High visitor numbers should equate into pricing power for hotels. Or one would think. According to STR, New York posted the highest absolute values across the three key performance metrics in the third quarter 2017: occupancy (90.4 percent), ADR ($258.90) and RevPAR ($234.10). Strong numbers to be sure, but not strong enough to make up for overall declines. The Big Apple, it turns out, is performing more like mushy apple sauce.
That’s the sense from PwC’s Manhattan lodging index for the third quarter 2017, which shows continual RevPAR declines exacerbated by room-rate dips. According to the data, demand growth during the quarter of 3.4 percent outdid an increase in supply of 2.2 percent, resulting in occupancy being up 1.2 percent. Still, a positive boost in occupancy could not produce a simultaneous bump in rate, as a continued lack of pricing power resulted in a 2.3-percent drop in ADR. As a result, RevPAR declined 1.1 percent and through the first nine months of this year, RevPAR is down 1.3 percent.
Segment wise, New York’s luxury hotels actually had RevPAR growth of 1.5 percent—the only segment that reported positive gains.

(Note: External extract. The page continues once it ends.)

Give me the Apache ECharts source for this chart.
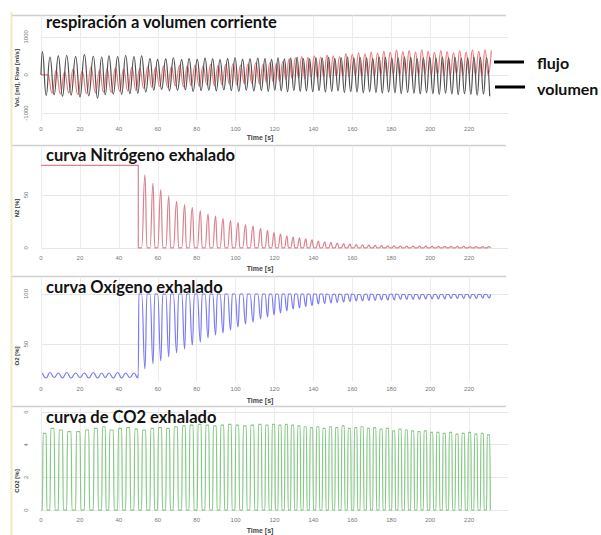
<!DOCTYPE html>
<html><head><meta charset="utf-8">
<script src="https://cdn.jsdelivr.net/npm/echarts@6/dist/echarts.min.js"></script>
<style>html,body{margin:0;padding:0;background:#fff}#c{width:601px;height:535px}</style>
</head><body><div id="c"></div>
<script>
// ---- data ----
const breathTimes = [0.7,4.6,8.9,13.2,17.8,22.3,26.9,31.2,34.9,39.4,43.5,47.8,
 51.7,56.0,59.9,64.1,68.0,72.3,76.1,80.3,84.3,88.2,92.0,95.9,99.7,103.6,107.4,111.4,115.1,
 118.5,121.8,125.1,128.3,131.6,134.8,138.0,141.3,144.5,147.8,151.0,154.3,157.5,160.8,164.0,
 167.3,170.5,173.8,177.0,180.3,183.5,186.8,190.0,193.3,196.5,199.8,203.0,206.3,209.5,212.8,
 216.0,219.3,222.5,225.8,229.0];
const washoutTime = 50.0;
const volPeak = [610,470,500,510,480,530,490,470,500,480,510,480,
 500,430,410,420,450,400,430,410,440,420,400,430,450,410,420,440,430,410,450,420,440,460,430,420,
 450,440,460,430,450,470,440,460,450,430,470,460,440,450,470,460,430,450,460,440,470,450,460,440,
 450,470,460,450];
const volTrough = [-540,-520,-560,-530,-580,-550,-610,-520,-500,-510,-490,-480,
 -450,-400,-380,-420,-400,-390,-430,-410,-400,-420,-390,-410,-430,-400,-420,-410,-430,-400,-420,-440,
 -410,-430,-420,-440,-410,-450,-430,-420,-460,-440,-450,-470,-440,-460,-480,-450,-470,-490,-460,-480,
 -500,-470,-490,-510,-480,-500,-520,-490,-510,-530,-500,-560];
const flowPeak = [0,120,80,150,100,200,130,160,180,150,200,170,
 220,200,240,210,250,230,260,240,280,250,270,300,260,290,310,280,320,300,350,
 420,450,480,460,500,470,520,500,480,560,540,580,550,600,570,
 620,590,650,610,640,600,660,620,590,640,610,580,630,600,650,620,660,640];
const flowTrough = [-450,-480,-500,-470,-520,-490,-470,-450,-460,-430,-420,-410,
 -350,-320,-300,-330,-290,-310,-280,-300,-260,-280,-250,-240,-260,-230,-220,-240,-200,-180,-160,
 -120,-100,-80,-100,-60,-80,-50,-70,-40,-30,-50,-20,-40,-10,-30,
 0,-20,20,-10,10,-30,0,20,-10,10,-20,0,30,-10,10,0,-20,0];
const n2PreLevel = 78;
const n2Peak = [69,61,55,49,44,41,38,35,32,30,28,26,24,22,20.5,18.5,16.5,14.5,13,11.5,
 10.5,9.5,8.5,7.5,6.5,5.8,5.2,4.6,4.1,3.6,3.2,2.9,2.6,2.4,2.2,2.0,1.9,1.8,1.7,1.7,
 1.6,1.6,1.5,1.5,1.5,1.4,1.4,1.4,1.3,1.3,1.3,1.3];
const o2PrePeak = [21,21.5,21,21.5,21,21,21.5,21,21,21.5,21,21];
const o2PreTrough = [16,16.5,16,16,16.5,16,16,16.5,16,16,16.5,16];
const o2Peak = [100,100,100,100,100,100,100,100,100,100,100,100,100,100,100,100,100,100,100,100,
 100,100,100,100,100,100,99.5,100,99.5,100,99.5,99.5,100,99.5,99.5,99.5,100,99.5,99.5,99.5,
 99.5,99.5,99.5,99.5,99.5,99.5,99.5,99.5,99.5,99.5,99.5,99.5];
const o2Trough = [25,30,33,37,41,45,49,52,56,59,61,64,67,70,72,75,77,79,81,83,
 85,86,87.5,88.5,90,90.5,91,91.5,92,92.5,93,93,93.5,93.5,94,94,94,94.5,94.5,94.5,
 94.5,95,95,95,95,95.5,95.5,95.5,95.5,95.5,96,96];
const co2Peak = [4.7,5.0,4.9,4.8,4.8,4.9,5.0,5.1,4.9,5.0,5.05,4.95,
 4.9,5.0,5.05,5.0,5.1,5.15,5.2,5.25,
 5.2,5.15,5.2,5.25,5.2,5.15,5.2,5.25,5.2,5.25,5.2,
 5.25,5.2,5.15,5.1,5.05,5.1,5.0,5.1,5.05,5.15,5.0,5.05,
 5.1,5.0,5.05,4.95,5.0,4.85,4.95,4.9,4.85,4.8,4.85,4.75,
 4.75,4.7,4.75,4.65,4.7,4.75,4.65,4.7,4.6];
const timeTicks = [0,20,40,60,80,100,120,140,160,180,200,220];
const volTicks = [-1000,0,1000];
const n2Ticks = [0,50];
const o2Ticks = [50,100];
const co2Ticks = [0,2,4,6];
const titles = ['respiración a volumen corriente','curva Nitrógeno exhalado','curva Oxígeno exhalado','curva de CO2 exhalado'];
const yNames = ['Vol. [ml], Flow [ml/s]','N2 [%]','O2 [%]','CO2 [%]'];
const xName = 'Time [s]';

// ---- build point lists from the read values ----
const nPre = 12;
function per(i){ return i < breathTimes.length-1 ? breathTimes[i+1]-breathTimes[i] : breathTimes[i]-breathTimes[i-1]; }
const volData=[], flowData=[[0,0],[1.5,0]], n2Data=[[0,n2PreLevel],[washoutTime,n2PreLevel],[washoutTime,0]],
      o2Data=[], co2Data=[[0,0]];
breathTimes.forEach((t,i)=>{
  const P = Math.min(per(i), 4.5);
  volData.push([t, volPeak[i]], [t+0.5*P, volTrough[i]]);
  if (i>0) flowData.push([t+0.25*P, flowTrough[i]]);
  flowData.push([t+0.75*P, flowPeak[i]]);
  co2Data.push([t,0],[t+0.1*P,co2Peak[i]],[t+0.5*P,co2Peak[i]],[t+0.6*P,0]);
  if (i<nPre){
    o2Data.push([t,o2PrePeak[i]],[t+0.5*P,o2PreTrough[i]]);
  } else {
    const j=i-nPre;
    if (j===0){ o2Data.push([washoutTime,o2PrePeak[nPre-1]],[washoutTime+0.3,o2Peak[0]]); }
    n2Data.push([t,0],[t+0.4*P,n2Peak[j]],[t+0.65*P,0]);
    o2Data.push([t,o2Peak[j]],[t+0.4*P,o2Trough[j]],[t+0.65*P,o2Peak[j]]);
  }
});
volData.unshift([0,0]);

// ---- layout ----
const L=41, W=467;
const panels=[
 {top:15.5,bottom:120.6,min:-1200,max:1560,ticks:volTicks,nameY:78,xnameY:137,titleY:22},
 {top:145.5,bottom:249.5,min:-1.5,max:96.7,ticks:n2Ticks,nameY:208,xnameY:268,titleY:155},
 {top:276.5,bottom:381,min:13,max:117.5,ticks:o2Ticks,nameY:356,xnameY:400,titleY:287},
 {top:406.5,bottom:511.5,min:-0.09,max:6.34,ticks:co2Ticks,nameY:481,xnameY:530,titleY:417}
];
const grid=[],xAxis=[],yAxis=[],graphic=[];
graphic.push({type:'line',shape:{x1:11.5,y1:12,x2:11.5,y2:535},style:{stroke:'#f1ecc0',lineWidth:2},silent:true});
panels.forEach((p,k)=>{
  grid.push({left:L,top:p.top,width:W,height:p.bottom-p.top});
  xAxis.push({type:'value',gridIndex:k,min:0,max:240,
    axisLine:{show:false},axisTick:{show:false,customValues:timeTicks},
    axisLabel:{customValues:timeTicks,fontSize:6,color:'#777',margin:5,fontFamily:'Liberation Sans',formatter:v=>String(v)},
    splitLine:{show:true,lineStyle:{color:'#ececec',width:1}}});
  yAxis.push({type:'value',gridIndex:k,min:p.min,max:p.max,
    axisLine:{show:false},axisTick:{show:false,customValues:p.ticks},
    axisLabel:{customValues:p.ticks,fontSize:6,color:'#777',rotate:90,margin:12,fontFamily:'Liberation Sans',formatter:v=>String(v)},
    splitLine:{show:true,lineStyle:{color:'#e6e6e6',width:1}}});
  graphic.push({type:'line',shape:{x1:12,y1:p.top,x2:506,y2:p.top},style:{stroke:'#cfcfcf',lineWidth:1.5},silent:true});
  graphic.push({type:'text',x:17,y:p.nameY,rotation:Math.PI/2,silent:true,
    style:{text:yNames[k],fill:'#333',font:'bold 6px "Liberation Sans"',textAlign:'center',textVerticalAlign:'middle'}});
  graphic.push({type:'text',x:260,y:p.xnameY,silent:true,
    style:{text:xName,fill:'#444',font:'bold 7px "Liberation Sans"',textAlign:'center',textVerticalAlign:'middle'}});
  graphic.push({type:'text',x:46,y:p.titleY,silent:true,z:100,
    style:{text:titles[k],fill:'#121212',font:'bold 16.5px Lato',textAlign:'left',textVerticalAlign:'middle'}});
});
graphic.push({type:'line',shape:{x1:494,y1:62,x2:524,y2:62},style:{stroke:'#000',lineWidth:3},silent:true});
graphic.push({type:'line',shape:{x1:495,y1:87,x2:525,y2:87},style:{stroke:'#000',lineWidth:3},silent:true});
graphic.push({type:'text',x:537,y:62,silent:true,style:{text:'flujo',fill:'#111',font:'bold 16px Lato',textAlign:'left',textVerticalAlign:'middle'}});
graphic.push({type:'text',x:537,y:88,silent:true,style:{text:'volumen',fill:'#111',font:'bold 16px Lato',textAlign:'left',textVerticalAlign:'middle'}});

function ser(name,data,k,color,smooth){
  return {name,type:'line',data,xAxisIndex:k,yAxisIndex:k,showSymbol:false,symbol:'none',
    smooth:smooth,smoothMonotone:'x',lineStyle:{color,width:1.2},itemStyle:{color},animation:false,silent:true};
}
const chart = echarts.init(document.getElementById('c'),null,{renderer:'svg'});
chart.setOption({
  animation:false,
  grid,xAxis,yAxis,
  series:[
    ser('flujo',flowData,0,'#f07878',0.5),
    ser('volumen',volData,0,'#505050',0.5),
    ser('N2',n2Data,1,'#d9838f',0.5),
    ser('O2',o2Data,2,'#7c7cf2',0.5),
    ser('CO2',co2Data,3,'#86c986',0.5)
  ],
  graphic
});
</script></body></html>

The lassitude was in the upscale and upper-midscale segments, with RevPAR decreases of 3.5 percent and 2.8 percent, respectively. Similarly, for both the full-service and limited-service segments, occupancy levels increased while ADR decreased, resulting in declining RevPAR levels. Full-service hotels reported a 1.1-percent drop in RevPAR, while limited-service hotels saw a 0.8-percent decline. Through the first three quarters of the year, limited-service hotels increased RevPAR by 0.3 percent, while full-service hotels experienced a decline of 1.6 percent.